You Are Your Own Addictions Treatment Provider

If I could offer one and only one truth discovered from my 25 months of effort to recover from addiction to alcohol, it would be this – and it’s not sexy:

You are your own primary addictions treatment provider and caregiver.

It’s a bitter irony that so much care and help is available (this post begins a series on exactly that) but in the moment when the totality of addiction is upon you, you are the one who has to handle it.

Checkered green fabricYou have the condition, disorder – whatever term one wants to use – all day every day. Who’s going to work that shift, day after day, month after month, to treat you for your condition? No one. It has to be you.

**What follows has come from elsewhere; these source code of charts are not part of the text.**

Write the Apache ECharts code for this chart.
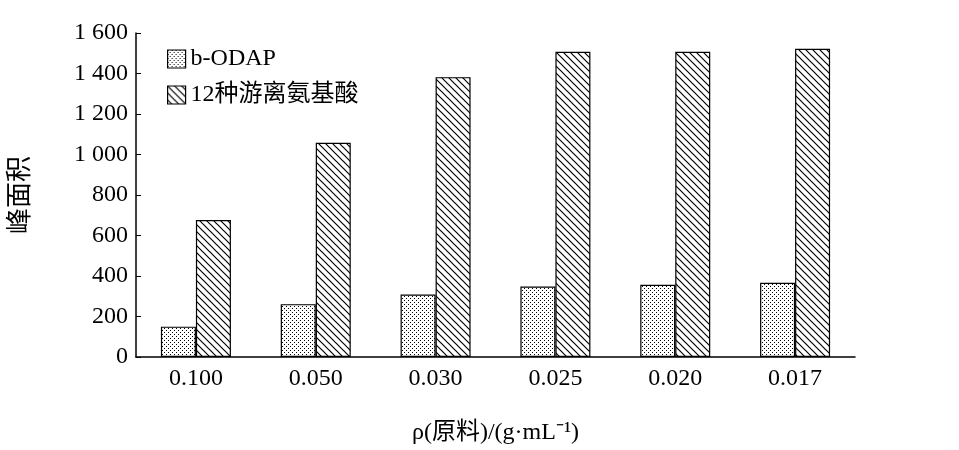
<!DOCTYPE html>
<html>
<head>
<meta charset="utf-8">
<script src="https://cdn.jsdelivr.net/npm/echarts@6/dist/echarts.min.js"></script>
<style>html,body{margin:0;background:#fff}#c{width:959px;height:450px}</style>
</head>
<body>
<div id="c"></div>
<script>
let categories = ['0.100', '0.050', '0.030', '0.025', '0.020', '0.017'];
let odapValues = [150, 261, 309, 348, 357, 367];
let aminoValues = [676, 1058, 1382, 1507, 1507, 1522];

function dotPattern() {
    let c = document.createElement('canvas');
    c.width = 4; c.height = 4;
    let g = c.getContext('2d');
    g.fillStyle = '#fff'; g.fillRect(0, 0, 4, 4);
    g.fillStyle = '#000';
    g.fillRect(0, 0, 1, 1);
    g.fillRect(2, 2, 1, 1);
    return c;
}
function hatchPattern() {
    let s = 7;
    let c = document.createElement('canvas');
    c.width = s; c.height = s;
    let g = c.getContext('2d');
    g.fillStyle = '#fff'; g.fillRect(0, 0, s, s);
    g.strokeStyle = '#000'; g.lineWidth = 1.2;
    g.beginPath();
    g.moveTo(0, 0); g.lineTo(s, s);
    g.moveTo(-s, 0); g.lineTo(s, 2 * s);
    g.moveTo(0, -s); g.lineTo(2 * s, s);
    g.stroke();
    return c;
}

let font = '"Liberation Serif", "Noto Sans CJK SC", serif';
let chart = echarts.init(document.getElementById('c'));
chart.setOption({
    animation: false,
    textStyle: { fontFamily: font },
    grid: { left: 135, right: 104, top: 33, bottom: 86 },
    legend: {
        orient: 'vertical', left: 162, top: 42, itemGap: 12, icon: 'rect',
        itemWidth: 18, itemHeight: 18,
        textStyle: { fontSize: 24, color: '#000', fontFamily: font },
        itemStyle: { borderColor: '#000', borderWidth: 1.2 },
        data: ['b-ODAP', '12种游离氨基酸']
    },
    xAxis: {
        type: 'category', data: categories,
        axisLine: { lineStyle: { color: '#000', width: 1.5 } },
        axisTick: { show: false },
        axisLabel: { color: '#000', fontSize: 24, margin: 10, fontFamily: font },
        name: 'ρ(原料)/(g·mL⁻¹)', nameLocation: 'middle', nameGap: 64,
        nameTextStyle: { color: '#000', fontSize: 24, fontFamily: font }
    },
    yAxis: {
        type: 'value', min: 0, max: 1600, interval: 200,
        axisLine: { show: true, lineStyle: { color: '#000', width: 1.5 } },
        axisTick: { show: true, inside: true, length: 5, lineStyle: { color: '#000' } },
        splitLine: { show: false },
        axisLabel: {
            color: '#000', fontSize: 24, fontFamily: font, margin: 8,
            formatter: v => v >= 1000 ? Math.floor(v / 1000) + ' ' + String(v % 1000).padStart(3, '0') : String(v)
        },
        name: '峰面积', nameLocation: 'middle', nameGap: 102,
        nameTextStyle: { color: '#000', fontSize: 26, fontFamily: font }
    },
    series: [
        {
            name: 'b-ODAP', type: 'bar', data: odapValues, barWidth: 35, barGap: '0%',
            itemStyle: { color: { image: dotPattern(), repeat: 'repeat' }, borderColor: '#000', borderWidth: 1.2 }
        },
        {
            name: '12种游离氨基酸', type: 'bar', data: aminoValues, barWidth: 35,
            itemStyle: { color: { image: hatchPattern(), repeat: 'repeat' }, borderColor: '#000', borderWidth: 1.2 }
        }
    ]
});
</script>
</body>
</html>
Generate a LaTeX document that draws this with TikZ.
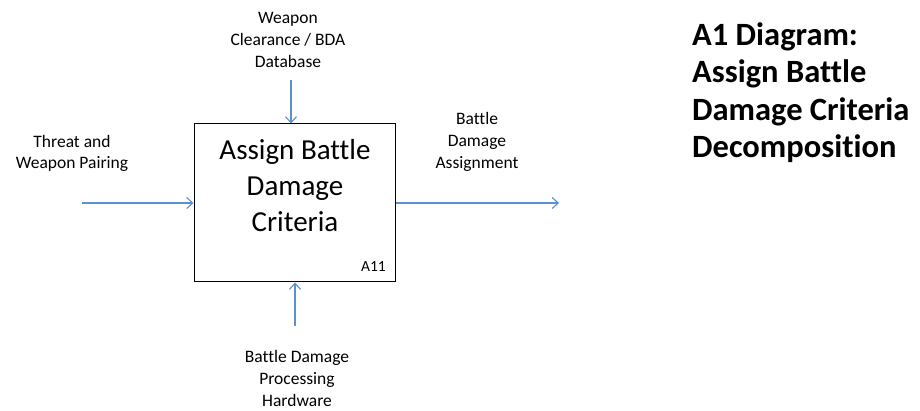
\documentclass[tikz,border=0pt]{standalone}
\usepackage{fontspec}
\setmainfont[Ligatures=CommonOff]{Carlito}
\usetikzlibrary{arrows.meta}
\definecolor{arrowblue}{RGB}{91,145,210}
\tikzset{
  conn/.style={draw=arrowblue, line width=1.1pt, -{Straight Barb[length=6pt,width=11pt]}},
  lbl/.style={align=center, inner sep=0pt, font=\fontsize{17.5}{21.8}\selectfont},
  boxnode/.style={draw=black, line width=1pt, minimum width=201pt, minimum height=158pt, inner sep=0pt},
  boxtext/.style={align=center, inner sep=0pt, font=\fontsize{29}{36}\selectfont},
  titletext/.style={align=left, inner sep=0pt, anchor=west, font=\fontsize{32.5}{37.5}\selectfont\bfseries}
}
\begin{document}
\begin{tikzpicture}[x=1pt,y=-1pt]
\useasboundingbox (0,0) rectangle (920,411);
\node[boxnode] (A) at (294.5,203) {};
\node[boxtext] (Atext) at (295,186) {Assign Battle\\Damage\\Criteria};
\node[inner sep=0pt, anchor=base east, font=\fontsize{15.5}{18}\selectfont] (Aid) at (386,272) {A11};

\node[lbl] (ltop) at (288,40) {Weapon\\Clearance / BDA\\Database};
\node[lbl] (lleft) at (72,153.5) {Threat and\\Weapon Pairing};
\node[lbl] (lright) at (477,142) {Battle\\Damage\\Assignment};
\node[lbl] (lbot) at (297,378.5) {Battle Damage\\Processing\\Hardware};

\node[titletext] (title) at (692,92.5) {A1 Diagram:\\Assign Battle\\Damage Criteria\\Decomposition};

\coordinate (ctop) at (291,80);
\coordinate (cleft) at (82,203);
\coordinate (cright) at (559,203);
\coordinate (cbot) at (295,326);

\draw[conn] (ctop) -- (ctop |- A.north);
\draw[conn] (cleft) -- (A.west);
\draw[conn] (A.east) -- (cright);
\draw[conn] (cbot) -- (cbot |- A.south);
\end{tikzpicture}
\end{document}
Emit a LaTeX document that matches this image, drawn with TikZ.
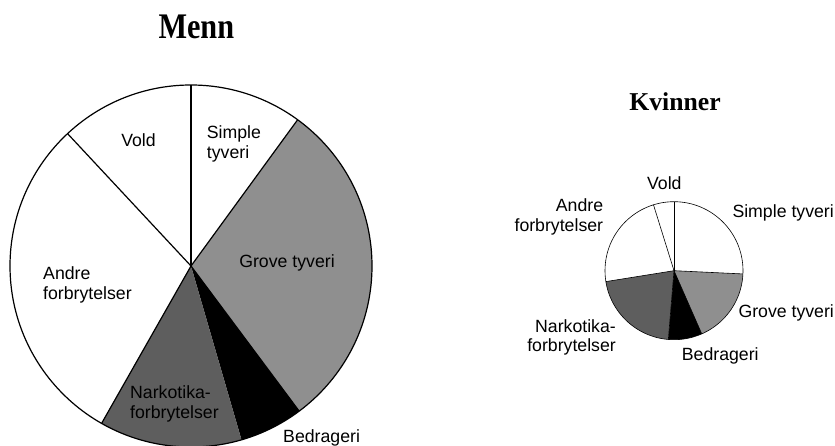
\documentclass[tikz,border=0pt]{standalone}
\usepackage{fontspec}
\setmainfont{Liberation Sans}
\newfontfamily\titlefont{Liberation Serif}
\definecolor{grovegray}{gray}{0.56}
\definecolor{narkogray}{gray}{0.37}
\begin{document}
\begin{tikzpicture}[x=1pt,y=1pt,
  lbl/.style={inner sep=0pt, font=\fontsize{17.7}{19.5}\selectfont},
  ttl/.style={inner sep=0pt},
  bigline/.style={line width=1.2pt},
  smallline/.style={line width=0.6pt}]
\useasboundingbox (0,0) rectangle (835,446);
% ---------- Left pie (Menn) ----------
\coordinate (L) at (191,180);
\def\R{181}
\fill[grovegray] (L) -- ++(-53.3:\R) arc[start angle=-53.3, end angle=53.9, radius=\R] -- cycle;
\fill[black] (L) -- ++(286.2:\R) arc[start angle=286.2, end angle=306.7, radius=\R] -- cycle;
\fill[narkogray] (L) -- ++(240.4:\R) arc[start angle=240.4, end angle=286.2, radius=\R] -- cycle;
\draw[bigline] (L) circle[radius=\R];
\draw[bigline] (L) -- ++(90:\R);
\draw[bigline] (L) -- ++(133:\R);
\draw[bigline] (L) -- ++(240.4:\R);
\draw[bigline] (L) -- ++(53.9:\R);
\draw[bigline] (L) -- ++(-53.3:\R);
\node[ttl] (menn) at (196.3,419) {\titlefont\bfseries\fontsize{36}{38}\selectfont\scalebox{0.84}[1]{Menn}};
\node[lbl] (lvold) at (138.5,306) {Vold};
\node[lbl, anchor=west, align=left] (lsimple) at (206.7,302) {Simple\\tyveri};
\node[lbl] (lgrove) at (287,183) {Grove tyveri};
\node[lbl, anchor=west, align=left] (landre) at (43,161) {Andre\\forbrytelser};
\node[lbl, anchor=west, align=left] (lnarko) at (130,42) {Narkotika-\\forbrytelser};
\node[lbl, anchor=base west] (lbedr) at (283,3) {Bedrageri};
% ---------- Right pie (Kvinner) ----------
\coordinate (K) at (674,175.3);
\def\r{69}
\fill[grovegray] (K) -- ++(293.7:\r) arc[start angle=293.7, end angle=357.3, radius=\r] -- cycle;
\fill[black] (K) -- ++(265.3:\r) arc[start angle=265.3, end angle=293.7, radius=\r] -- cycle;
\fill[narkogray] (K) -- ++(189.1:\r) arc[start angle=189.1, end angle=265.3, radius=\r] -- cycle;
\draw[smallline] (K) circle[radius=\r];
\draw[smallline] (K) -- ++(90:\r);
\draw[smallline] (K) -- ++(107.3:\r);
\draw[smallline] (K) -- ++(189.1:\r);
\draw[smallline] (K) -- ++(265.3:\r);
\draw[smallline] (K) -- ++(293.7:\r);
\draw[smallline] (K) -- ++(357.3:\r);
\node[ttl] (kvinner) at (675,344) {\titlefont\bfseries\fontsize{25.7}{28}\selectfont Kvinner};
\node[lbl] (rvold) at (664.3,263.3) {Vold};
\node[lbl, anchor=east, align=right] (randre) at (603.3,229.2) {Andre\\forbrytelser};
\node[lbl, anchor=west] (rsimple) at (732.3,232.7) {Simple tyveri};
\node[lbl, anchor=west] (rgrove) at (738.3,132.7) {Grove tyveri};
\node[lbl, anchor=east, align=right] (rnarko) at (616,108.8) {Narkotika-\\forbrytelser};
\node[lbl, anchor=west] (rbedr) at (681.7,90) {Bedrageri};
\end{tikzpicture}
\end{document}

So you’ve now been appointed your 24-7 caretaker. You’re the one-and-only who has to keep you clean and sober, at your appointments, eat, exercise, all of it. You feel sick, deranged, ill, weak. You have physical, emotional, spiritual, psychic flu and you’re supposed to get yourself around, figure out what to do and do it?! A sick person caring for a sick person?! Insanity. Ridiculous.

And as your round-the-clock caregiver, you will experience desolate caregiver burnout – but you can’t quit! There’s no R & R, there’s no break – because you’re your own patient!

Please, truly, get upset about it. I certainly did.

I watched caregivers tend my mother as she was dying. Every moment of the last moments of her life, day after day, week after week, my mother had the company and ministrations of a caregiver. She was no longer an independent entity hunting and gathering food and water on her own, bathing herself, relieving herself privately. She could no longer do life alone.

I was no longer an independent entity when I became addicted to alcohol. Absence of wine had the control. I felt helpless, hopeless. I kept throwing myself off a cliff away from alcohol, falling and falling. I flailed and thrashed, throwing myself here and there, to this person and that person, seeking relief from spinning end-over-end. I don’t remember what, when, or why, but somehow I realized that, to manage my desperate state, I had to gather a part of me to do for myself what the caregivers did for my mother.

My job description as my own personal addictions treatment provider and caregiver is miserably hard but pretty simple:

  1. Handle the acutely distressed moments of addiction as they happen without drinking or using or harming myself or others by word or deed.
  2.  Strengthen myself in between those moments to handle those moments. Because they keep coming.

And the other crazy irony is that once I realized I, alone, had to do this job, I realized I couldn’t do it alone. But I was newly conscious, like a caregiver would be, of what was working and what wasn’t for my patient. I knew better what I needed to ask for help with to do parts 1 and 2 of my job description. And as my mother did, I most needed company.

I have shared that I have begun working on a manuscript for a book I wish I had been able to read on day one of my abstinence from alcohol. For now, its form is a letter to my day-one abstinent self from my two-year sober self. “You are your primary addictions treatment provider and caregiver” isn’t the very first line in the letter. And I don’t say it exactly that way. But it’s near the beginning.

Dear Anne,

Remember when you told your hairdresser that you were asking her for a good hair day for a bad self? You thought it was you, didn’t you? You thought you, yourself, had let this in, that all along you were trying to be such a good girl and follow all the rules to protect yourself from hurt. And you thought you had failed. You were all hurt all the time and you just couldn’t understand. I can see you standing there, such a baffled, woebegone little girl in a green gingham cotton dress. And you’re being so brave, standing there, trying not to cry.

It’s not her, it’s not you, nobody did anything wrong. This is just something that happens to some people. Come here. Let’s hug ourselves. It’s okay. It’s going to be okay. There are some things we can do. You’re not wrong to try. We’re just going to try some different things is all. Things you are so good at – following directions, working hard – they will help us so much. You will be the biggest help. Come here. Let’s hug. We can do this.

Love,
Anne

Comments

  1. The letter you wrote to yourself is so touching, loving, and supportive. I cried for you because its so hard to be your own caregiver, and I cried for myself because I needEd to hear what was in your letter, too.